** START OF Records for the task **

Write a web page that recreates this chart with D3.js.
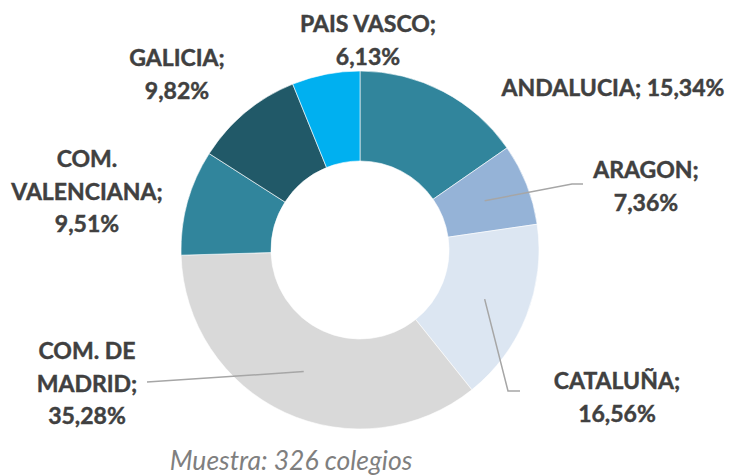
<!DOCTYPE html>
<html>
<head>
<meta charset="utf-8">
<script src="https://cdn.jsdelivr.net/npm/d3@7"></script>
<style>
  html, body { margin: 0; padding: 0; background: #fff; }
  .lbl { font-family: Lato, "Open Sans", sans-serif; font-weight: 700; fill: #404040; stroke: #404040; stroke-width: 0.45; }
  .note { font-family: Lato, "Open Sans", sans-serif; font-style: italic; fill: #7f7f7f; }
</style>
</head>
<body>
<div id="chart"></div>
<script>
// data, clockwise from 12 o'clock
const regions = ["ANDALUCIA", "ARAGON", "CATALUÑA", "COM. DE MADRID", "COM. VALENCIANA", "GALICIA", "PAIS VASCO"];
const shares = [15.34, 7.36, 16.56, 35.28, 9.51, 9.82, 6.13];
const sliceColors = ["#31859c", "#95b3d7", "#dce6f2", "#d9d9d9", "#31859c", "#215968", "#00b0f0"];
const note = "Muestra: 326 colegios";

// label layout: lines, centre x, first baseline, optional leader end points
const labelLayout = [
  { lines: ["ANDALUCIA; 15,34%"], x: 613, y: 96 },
  { lines: ["ARAGON;", "7,36%"], x: 646, y: 178, leader: [[572, 184], [583, 184]] },
  { lines: ["CATALUÑA;", "16,56%"], x: 617, y: 389, leader: [[508, 391], [520, 391]] },
  { lines: ["COM. DE", "MADRID;", "35,28%"], x: 87, y: 359, leader: [[147, 382]] },
  { lines: ["COM.", "VALENCIANA;", "9,51%"], x: 87, y: 167 },
  { lines: ["GALICIA;", "9,82%"], x: 177, y: 66 },
  { lines: ["PAIS VASCO;", "6,13%"], x: 368, y: 32 }
];

const width = 732, height = 475;
const cx = 360, cy = 250, outerR = 179, innerR = 89;
const lineH = 32.5;

const svg = d3.select("#chart").append("svg")
  .attr("width", width).attr("height", height)
  .attr("viewBox", [0, 0, width, height]);

const pie = d3.pie().sort(null).value(d => d);
const arcs = pie(shares);
const arc = d3.arc().innerRadius(innerR).outerRadius(outerR);

const g = svg.append("g").attr("transform", `translate(${cx},${cy})`);

g.selectAll("path")
  .data(arcs)
  .join("path")
  .attr("d", arc)
  .attr("fill", (d, i) => sliceColors[i])
  .attr("stroke", "#fff")
  .attr("stroke-width", 0.6);

// leader lines start at slice centroids
const line = d3.line();
arcs.forEach((d, i) => {
  const lay = labelLayout[i];
  if (!lay.leader) return;
  const c = arc.centroid(d);
  const pts = [[cx + c[0], cy + c[1]], ...lay.leader];
  svg.append("path")
    .attr("d", line(pts))
    .attr("fill", "none")
    .attr("stroke", "#a6a6a6")
    .attr("stroke-width", 1.5);
});

// labels, font size fitted so the one-line label spans like the reference
const probe = svg.append("text").attr("class", "lbl").attr("font-size", 100).text(labelLayout[0].lines[0]);
const fs = 100 * 223 / probe.node().getComputedTextLength();
probe.remove();

labelLayout.forEach((lay, i) => {
  const t = svg.append("text")
    .attr("class", "lbl")
    .attr("font-size", fs)
    .attr("text-anchor", "middle");
  lay.lines.forEach((s, j) => {
    t.append("tspan").attr("x", lay.x).attr("y", lay.y + j * lineH).text(s);
  });
});

svg.append("text")
  .attr("class", "note")
  .attr("x", 291).attr("y", 470)
  .attr("text-anchor", "middle")
  .attr("font-size", 26.5)
  .text(note);
</script>
</body>
</html>
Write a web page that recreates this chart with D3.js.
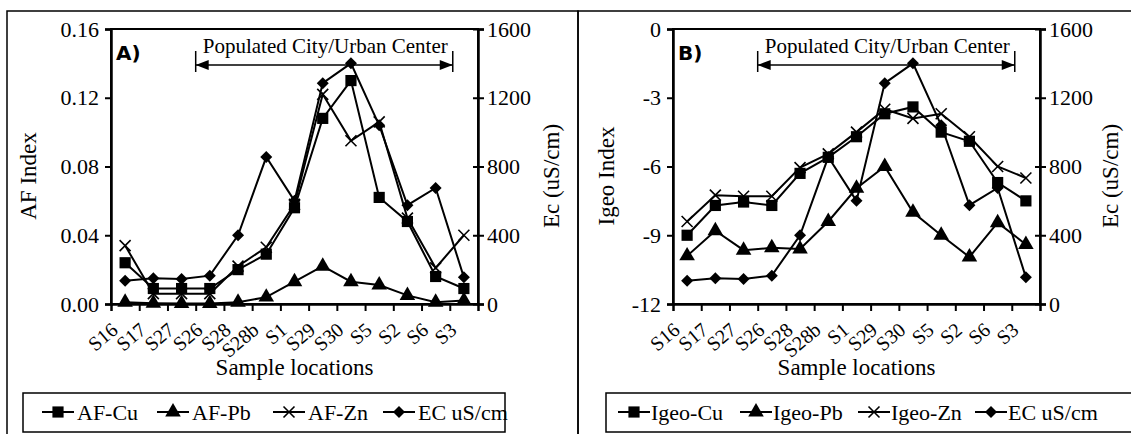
<!DOCTYPE html>
<html>
<head>
<meta charset="utf-8">
<script src="https://cdn.jsdelivr.net/npm/d3@7"></script>
<style>
  body { margin: 0; background: #fff; }
  svg { display: block; }
  text { font-family: "Liberation Serif", "Times New Roman", serif; fill: #000; }
</style>
</head>
<body>
<div class="chart"></div>
<script>
// data
const sites = ["S16", "S17", "S27", "S26", "S28", "S28b", "S1", "S29", "S30", "S5", "S2", "S6", "S3"];
const afCu = [0.024, 0.009, 0.009, 0.009, 0.020, 0.029, 0.056, 0.108, 0.130, 0.062, 0.048, 0.016, 0.009];
const afPb = [0.001, 0.0005, 0.0003, 0.0003, 0.001, 0.004, 0.013, 0.022, 0.013, 0.011, 0.005, 0.001, 0.002];
const afZn = [0.034, 0.006, 0.006, 0.006, 0.022, 0.033, 0.058, 0.122, 0.095, 0.106, 0.050, 0.021, 0.040];
const igeoCu = [-9.0, -7.7, -7.55, -7.7, -6.3, -5.6, -4.7, -3.7, -3.4, -4.5, -4.9, -6.7, -7.5];
const igeoPb = [-9.9, -8.8, -9.65, -9.55, -9.6, -8.4, -6.95, -6.0, -8.0, -9.0, -9.95, -8.45, -9.4];
const igeoZn = [-8.4, -7.25, -7.3, -7.3, -6.05, -5.45, -4.5, -3.5, -3.9, -3.7, -4.7, -6.0, -6.5];
const ecValues = [135, 150, 145, 165, 400, 855, 600, 1285, 1400, 1040, 575, 675, 155];

const afTicks = [0, 0.04, 0.08, 0.12, 0.16];
const igeoTicks = [-12, -9, -6, -3, 0];
const ecTicks = [0, 400, 800, 1200, 1600];
const annotation = "Populated City/Urban Center";
const zoneStart = "S26";
const zoneEnd = "S6";

const svg = d3.select(".chart")
  .append("svg")
  .attr("width", 1131)
  .attr("height", 434)
  .attr("font-family", "Liberation Serif, serif");

// marker shapes
const markerPath = {
  square: d3.symbol(d3.symbolSquare, 125)(),
  triangle: d3.symbol(d3.symbolTriangle, 105)(),
  diamond: d3.symbol(d3.symbolSquare, 72)(),
  cross: "M-5.5,-5.5L5.5,5.5M-5.5,5.5L5.5,-5.5"
};

function drawMarker(g, shape, x, y) {
  const p = g.append("path")
    .attr("d", markerPath[shape])
    .attr("transform", `translate(${x},${y})` + (shape === "diamond" ? " rotate(45)" : ""));
  if (shape === "cross") {
    p.attr("fill", "none").attr("stroke", "#000").attr("stroke-width", 1.6);
  } else {
    p.attr("fill", "#000");
  }
}

function drawPanel(cfg) {
  const g = svg.append("g");

  // outer frame of the panel
  g.append("rect")
    .attr("x", cfg.frame[0])
    .attr("y", 11)
    .attr("width", cfg.frame[1] - cfg.frame[0])
    .attr("height", 440)
    .attr("fill", "none")
    .attr("stroke", "#000")
    .attr("stroke-width", 1.5);

  const left = cfg.left, right = cfg.right, top = 29, bottom = 304;

  const xBand = d3.scaleBand().domain(sites).range([left, right]).padding(0);
  const xEdge = d3.scaleLinear().domain([0, sites.length]).range([left, right]);
  const yLeft = d3.scaleLinear().domain(cfg.domain).range([bottom, top]);
  const yRight = d3.scaleLinear().domain([0, 1600]).range([bottom, top]);

  // plot box
  g.append("rect")
    .attr("x", left).attr("y", top)
    .attr("width", right - left).attr("height", bottom - top)
    .attr("fill", "none").attr("stroke", "#000").attr("stroke-width", 2);

  // left axis
  const la = g.append("g")
    .attr("transform", `translate(${left},0)`)
    .call(d3.axisLeft(yLeft).tickValues(cfg.ticks).tickFormat(cfg.fmt).tickSize(6).tickPadding(6));
  // right axis, ticks cross the line
  const ra = g.append("g")
    .attr("transform", `translate(${right},0)`)
    .call(d3.axisRight(yRight).tickValues(ecTicks).tickFormat(d => String(d)).tickSize(6).tickPadding(3));
  ra.selectAll(".tick line").attr("x1", -5);
  // bottom axis with ticks on the category edges
  const ba = g.append("g")
    .attr("transform", `translate(0,${bottom})`)
    .call(d3.axisBottom(xEdge).tickValues(d3.range(1, sites.length)).tickFormat("").tickSize(7));

  [la, ra, ba].forEach(a => {
    a.attr("font-family", "Liberation Serif, serif").attr("font-size", 22);
    a.select(".domain").attr("stroke-width", 2.5);
    a.selectAll(".tick line").attr("stroke-width", 2);
    a.selectAll("text").attr("fill", "#000");
  });

  // category labels
  g.append("g").selectAll("text")
    .data(sites)
    .enter()
    .append("text")
    .attr("transform", d => `translate(${xBand(d) + xBand.bandwidth() / 2 - 6},${bottom + 28}) rotate(-40)`)
    .attr("text-anchor", "end")
    .style("font-size", "20px")
    .text(d => d);

  // axis titles
  g.append("text")
    .attr("transform", `translate(${cfg.leftTitleX},176) rotate(-90)`)
    .attr("text-anchor", "middle")
    .style("font-size", "23px")
    .text(cfg.leftTitle);
  g.append("text")
    .attr("transform", `translate(${cfg.rightTitleX},176) rotate(-90)`)
    .attr("text-anchor", "middle")
    .style("font-size", "23px")
    .text("Ec (uS/cm)");
  g.append("text")
    .attr("x", (left + right) / 2)
    .attr("y", 375)
    .attr("text-anchor", "middle")
    .style("font-size", "23px")
    .text("Sample locations");

  // panel letter
  g.append("text")
    .attr("x", left + 5)
    .attr("y", 60)
    .style("font-family", "DejaVu Sans, sans-serif")
    .style("font-weight", "bold")
    .style("font-size", "20px")
    .text(cfg.letter);

  // populated zone arrow
  const ax1 = xBand(zoneStart), ax2 = xBand(zoneEnd) + xBand.bandwidth() + 3;
  const ay = 65;
  g.append("line").attr("x1", ax1).attr("x2", ax2).attr("y1", ay).attr("y2", ay)
    .attr("stroke", "#000").attr("stroke-width", 1.5);
  [ax1, ax2].forEach((x, i) => {
    g.append("line").attr("x1", x).attr("x2", x).attr("y1", ay - 14).attr("y2", ay + 7)
      .attr("stroke", "#000").attr("stroke-width", 1.5);
    const s = i === 0 ? 1 : -1;
    g.append("path")
      .attr("d", `M${x},${ay}L${x + s * 13},${ay - 5}L${x + s * 13},${ay + 5}Z`)
      .attr("fill", "#000");
  });
  g.append("text")
    .attr("x", (ax1 + ax2) / 2 + 1)
    .attr("y", 53)
    .attr("text-anchor", "middle")
    .style("font-size", "21px")
    .text(annotation);

  // series
  const series = [
    { values: cfg.series[0], shape: "square", scale: yLeft },
    { values: cfg.series[1], shape: "triangle", scale: yLeft },
    { values: cfg.series[2], shape: "cross", scale: yLeft },
    { values: ecValues, shape: "diamond", scale: yRight }
  ];
  const cx = (d, i) => xBand(sites[i]) + xBand.bandwidth() / 2;
  series.forEach(s => {
    const line = d3.line()
      .x(cx)
      .y(d => s.scale(d));
    g.append("path")
      .attr("d", line(s.values))
      .attr("fill", "none")
      .attr("stroke", "#000")
      .attr("stroke-width", 2);
    s.values.forEach((v, i) => drawMarker(g, s.shape, cx(v, i), s.scale(v)));
  });

  // legend
  const lg = g.append("g");
  lg.append("rect")
    .attr("x", cfg.legend.x).attr("y", 393)
    .attr("width", cfg.legend.w).attr("height", 39)
    .attr("fill", "#fff").attr("stroke", "#000").attr("stroke-width", 1.5);
  cfg.legend.items.forEach((it, i) => {
    const x0 = cfg.legend.pos[i];
    lg.append("line").attr("x1", x0).attr("x2", x0 + 32).attr("y1", 412).attr("y2", 412)
      .attr("stroke", "#000").attr("stroke-width", 2);
    drawMarker(lg, series[i].shape, x0 + 16, 412);
    lg.append("text")
      .attr("x", x0 + cfg.legend.gap)
      .attr("y", 420)
      .style("font-size", "22px")
      .text(it);
  });
}

drawPanel({
  frame: [7, 578],
  left: 111, right: 478,
  domain: [0, 0.16], ticks: afTicks, fmt: d3.format(".2f"),
  leftTitle: "AF Index", leftTitleX: 36, rightTitleX: 559,
  letter: "A)",
  series: [afCu, afPb, afZn],
  legend: { x: 23, w: 482, gap: 35, pos: [42, 157, 273, 383], items: ["AF-Cu", "AF-Pb", "AF-Zn", "EC uS/cm"] }
});

drawPanel({
  frame: [578, 1140],
  left: 673, right: 1040,
  domain: [-12, 0], ticks: igeoTicks, fmt: d => String(d),
  leftTitle: "Igeo Index", leftTitleX: 614, rightTitleX: 1118,
  letter: "B)",
  series: [igeoCu, igeoPb, igeoZn],
  legend: { x: 606, w: 540, gap: 33, pos: [618, 740, 858, 975], items: ["Igeo-Cu", "Igeo-Pb", "Igeo-Zn", "EC uS/cm"] }
});
</script>
</body>
</html>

** END OF Records for the task **

Please quote exactly the run of lines that starts the entries and ends at the line containing "0, width, height]);", leaving out every picture.

● Written response
Write a web page that recreates this chart with D3.js.
<!DOCTYPE html>
<html>
<head>
<meta charset="utf-8">
<script src="https://cdn.jsdelivr.net/npm/d3@7"></script>
<style>
  html, body { margin: 0; padding: 0; background: #fff; }
  .lbl { font-family: Lato, "Open Sans", sans-serif; font-weight: 700; fill: #404040; stroke: #404040; stroke-width: 0.45; }
  .note { font-family: Lato, "Open Sans", sans-serif; font-style: italic; fill: #7f7f7f; }
</style>
</head>
<body>
<div id="chart"></div>
<script>
// data, clockwise from 12 o'clock
const regions = ["ANDALUCIA", "ARAGON", "CATALUÑA", "COM. DE MADRID", "COM. VALENCIANA", "GALICIA", "PAIS VASCO"];
const shares = [15.34, 7.36, 16.56, 35.28, 9.51, 9.82, 6.13];
const sliceColors = ["#31859c", "#95b3d7", "#dce6f2", "#d9d9d9", "#31859c", "#215968", "#00b0f0"];
const note = "Muestra: 326 colegios";

// label layout: lines, centre x, first baseline, optional leader end points
const labelLayout = [
  { lines: ["ANDALUCIA; 15,34%"], x: 613, y: 96 },
  { lines: ["ARAGON;", "7,36%"], x: 646, y: 178, leader: [[572, 184], [583, 184]] },
  { lines: ["CATALUÑA;", "16,56%"], x: 617, y: 389, leader: [[508, 391], [520, 391]] },
  { lines: ["COM. DE", "MADRID;", "35,28%"], x: 87, y: 359, leader: [[147, 382]] },
  { lines: ["COM.", "VALENCIANA;", "9,51%"], x: 87, y: 167 },
  { lines: ["GALICIA;", "9,82%"], x: 177, y: 66 },
  { lines: ["PAIS VASCO;", "6,13%"], x: 368, y: 32 }
];

const width = 732, height = 475;
const cx = 360, cy = 250, outerR = 179, innerR = 89;
const lineH = 32.5;

const svg = d3.select("#chart").append("svg")
  .attr("width", width).attr("height", height)
  .attr("viewBox", [0, 0, width, height]);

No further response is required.